Der Syndikalist war wie der Marxist gegen den Kapitalismus und erwartete einen endgültigen Klassenkampf, aus dem die Arbeiterklasse siegreich hervorgehen würde. Für den Syndikalisten war der Staat von Natur aus ein Werkzeug der kapitalistischen Unterdrückung und wurde durch seine bürokratische Struktur unweigerlich ineffizient und despotisch. Als Anhängsel der kapitalistischen Ordnung könne der Staat daher nicht mit friedlichen Mitteln zur Reform eingesetzt werden und müsse abgeschafft werden.

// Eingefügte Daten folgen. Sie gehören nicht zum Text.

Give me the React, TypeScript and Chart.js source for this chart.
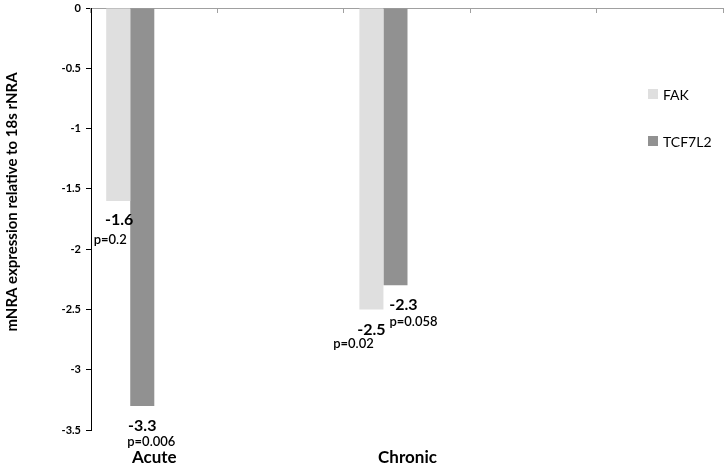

Die Struktur der idealen syndikalistischen Gemeinschaft stellte man sich im Allgemeinen in etwa wie folgt vor. Die Organisationseinheit wäre das lokale Syndikat, eine freie Vereinigung von selbstverwalteten „Produzenten“. Der Kontakt zu anderen Gruppen sollte über die örtliche Arbeitsbörse hergestellt werden, die als eine Kombination aus Arbeitsvermittlungs- und Wirtschaftsplanungsstelle fungieren sollte. Wenn alle Produzenten auf diese Weise durch die Börse miteinander verbunden wären, wäre ihre Verwaltung – bestehend aus gewählten Vertretern der Mitglieder – in der Lage, die Kapazitäten und Bedürfnisse der Region einzuschätzen, die Produktion zu koordinieren und, da sie über andere Börsen mit dem Industriesystem als Ganzes in Verbindung stünde, den notwendigen Transfer von Materialien und Waren nach innen und außen zu organisieren.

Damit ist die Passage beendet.